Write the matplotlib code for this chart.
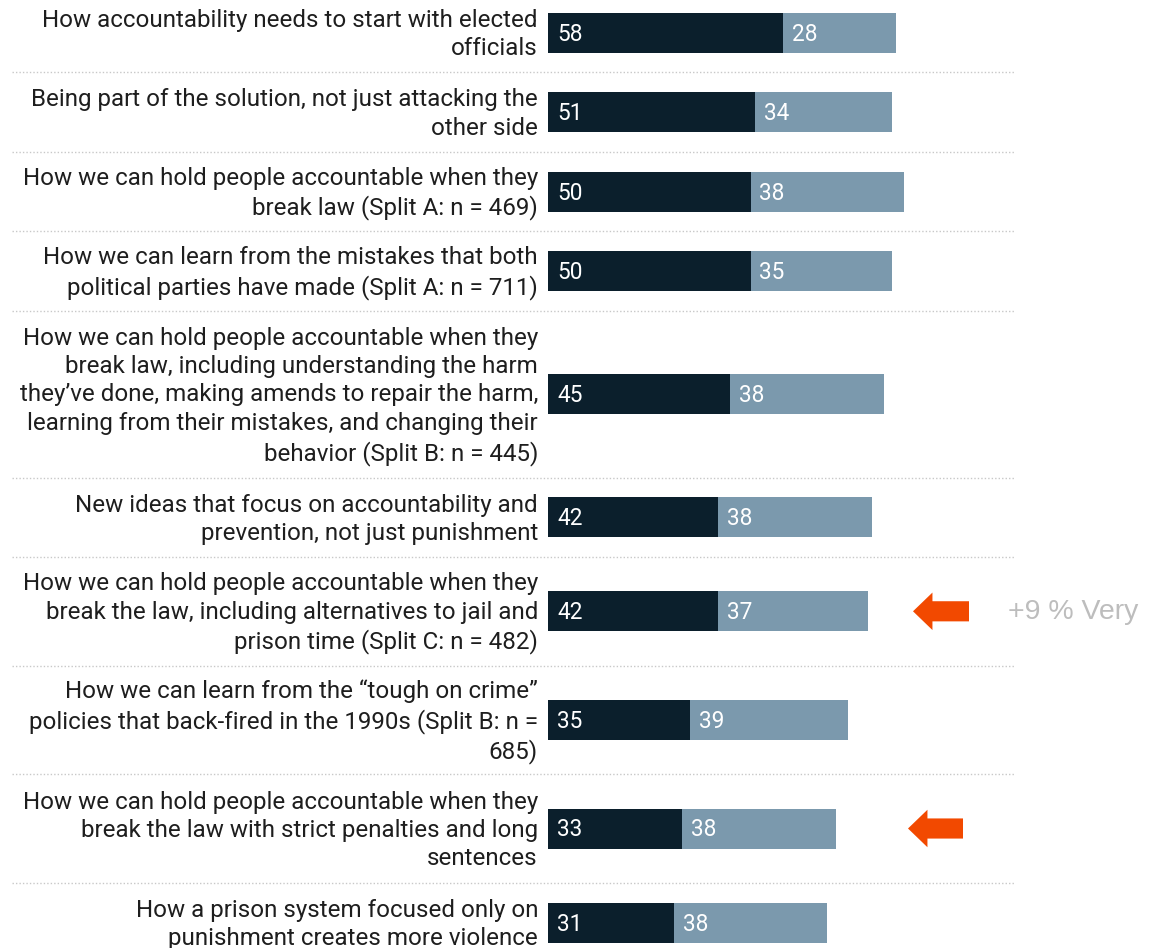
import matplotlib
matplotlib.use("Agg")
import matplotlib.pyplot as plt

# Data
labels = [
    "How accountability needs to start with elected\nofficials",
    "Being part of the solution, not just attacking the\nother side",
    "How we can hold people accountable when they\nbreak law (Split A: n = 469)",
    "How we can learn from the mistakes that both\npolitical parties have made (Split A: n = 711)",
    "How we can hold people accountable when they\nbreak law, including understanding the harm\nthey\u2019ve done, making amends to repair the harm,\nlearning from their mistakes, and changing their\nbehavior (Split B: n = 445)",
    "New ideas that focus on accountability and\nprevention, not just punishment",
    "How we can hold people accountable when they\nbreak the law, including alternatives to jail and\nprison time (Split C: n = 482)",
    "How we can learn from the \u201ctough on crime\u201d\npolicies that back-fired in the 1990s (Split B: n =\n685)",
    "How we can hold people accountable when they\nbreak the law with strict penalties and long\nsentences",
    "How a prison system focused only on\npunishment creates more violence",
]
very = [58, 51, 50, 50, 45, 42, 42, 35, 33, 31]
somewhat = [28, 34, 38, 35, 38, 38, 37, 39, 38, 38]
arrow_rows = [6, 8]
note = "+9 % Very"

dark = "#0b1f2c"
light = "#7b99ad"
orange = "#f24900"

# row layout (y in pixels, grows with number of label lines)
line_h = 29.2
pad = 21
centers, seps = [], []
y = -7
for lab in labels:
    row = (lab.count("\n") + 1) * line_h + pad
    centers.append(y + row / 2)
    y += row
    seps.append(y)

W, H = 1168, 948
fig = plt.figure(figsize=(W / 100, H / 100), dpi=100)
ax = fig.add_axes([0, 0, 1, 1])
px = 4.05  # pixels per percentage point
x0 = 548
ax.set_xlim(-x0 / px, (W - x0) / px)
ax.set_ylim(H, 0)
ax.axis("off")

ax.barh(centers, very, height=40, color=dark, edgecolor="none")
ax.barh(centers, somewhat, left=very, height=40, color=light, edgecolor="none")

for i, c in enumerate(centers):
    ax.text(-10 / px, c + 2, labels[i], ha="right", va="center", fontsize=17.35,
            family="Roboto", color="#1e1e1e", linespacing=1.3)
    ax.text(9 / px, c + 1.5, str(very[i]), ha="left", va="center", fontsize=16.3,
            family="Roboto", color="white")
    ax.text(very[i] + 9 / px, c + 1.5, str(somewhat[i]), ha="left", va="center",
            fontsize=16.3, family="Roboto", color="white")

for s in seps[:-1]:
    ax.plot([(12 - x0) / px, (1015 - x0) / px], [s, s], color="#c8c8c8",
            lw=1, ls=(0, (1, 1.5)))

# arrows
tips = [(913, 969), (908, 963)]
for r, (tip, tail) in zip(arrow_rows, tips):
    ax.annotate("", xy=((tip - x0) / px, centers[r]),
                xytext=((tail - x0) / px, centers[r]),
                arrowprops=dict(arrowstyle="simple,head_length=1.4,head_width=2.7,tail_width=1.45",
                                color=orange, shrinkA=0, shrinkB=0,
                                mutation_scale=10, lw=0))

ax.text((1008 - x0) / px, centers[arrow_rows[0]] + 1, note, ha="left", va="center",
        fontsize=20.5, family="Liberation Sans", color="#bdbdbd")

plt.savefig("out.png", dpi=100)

------------------------

**WHAT THE EXERCISE ASKS**
Set down the material above as is, without any pictures.

**ANSWER TO THE EXERCISE**
Write the matplotlib code for this chart.
import matplotlib
matplotlib.use("Agg")
import matplotlib.pyplot as plt

# Data
labels = [
    "How accountability needs to start with elected\nofficials",
    "Being part of the solution, not just attacking the\nother side",
    "How we can hold people accountable when they\nbreak law (Split A: n = 469)",
    "How we can learn from the mistakes that both\npolitical parties have made (Split A: n = 711)",
    "How we can hold people accountable when they\nbreak law, including understanding the harm\nthey\u2019ve done, making amends to repair the harm,\nlearning from their mistakes, and changing their\nbehavior (Split B: n = 445)",
    "New ideas that focus on accountability and\nprevention, not just punishment",
    "How we can hold people accountable when they\nbreak the law, including alternatives to jail and\nprison time (Split C: n = 482)",
    "How we can learn from the \u201ctough on crime\u201d\npolicies that back-fired in the 1990s (Split B: n =\n685)",
    "How we can hold people accountable when they\nbreak the law with strict penalties and long\nsentences",
    "How a prison system focused only on\npunishment creates more violence",
]
very = [58, 51, 50, 50, 45, 42, 42, 35, 33, 31]
somewhat = [28, 34, 38, 35, 38, 38, 37, 39, 38, 38]
arrow_rows = [6, 8]
note = "+9 % Very"

dark = "#0b1f2c"
light = "#7b99ad"
orange = "#f24900"

# row layout (y in pixels, grows with number of label lines)
line_h = 29.2
pad = 21
centers, seps = [], []
y = -7
for lab in labels:
    row = (lab.count("\n") + 1) * line_h + pad
    centers.append(y + row / 2)
    y += row
    seps.append(y)

W, H = 1168, 948
fig = plt.figure(figsize=(W / 100, H / 100), dpi=100)
ax = fig.add_axes([0, 0, 1, 1])
px = 4.05  # pixels per percentage point
x0 = 548
ax.set_xlim(-x0 / px, (W - x0) / px)
ax.set_ylim(H, 0)
ax.axis("off")

ax.barh(centers, very, height=40, color=dark, edgecolor="none")
ax.barh(centers, somewhat, left=very, height=40, color=light, edgecolor="none")

for i, c in enumerate(centers):
    ax.text(-10 / px, c + 2, labels[i], ha="right", va="center", fontsize=17.35,
            family="Roboto", color="#1e1e1e", linespacing=1.3)
    ax.text(9 / px, c + 1.5, str(very[i]), ha="left", va="center", fontsize=16.3,
            family="Roboto", color="white")
    ax.text(very[i] + 9 / px, c + 1.5, str(somewhat[i]), ha="left", va="center",
            fontsize=16.3, family="Roboto", color="white")

for s in seps[:-1]:
    ax.plot([(12 - x0) / px, (1015 - x0) / px], [s, s], color="#c8c8c8",
            lw=1, ls=(0, (1, 1.5)))

# arrows
tips = [(913, 969), (908, 963)]
for r, (tip, tail) in zip(arrow_rows, tips):
    ax.annotate("", xy=((tip - x0) / px, centers[r]),
                xytext=((tail - x0) / px, centers[r]),
                arrowprops=dict(arrowstyle="simple,head_length=1.4,head_width=2.7,tail_width=1.45",
                                color=orange, shrinkA=0, shrinkB=0,
                                mutation_scale=10, lw=0))

ax.text((1008 - x0) / px, centers[arrow_rows[0]] + 1, note, ha="left", va="center",
        fontsize=20.5, family="Liberation Sans", color="#bdbdbd")

plt.savefig("out.png", dpi=100)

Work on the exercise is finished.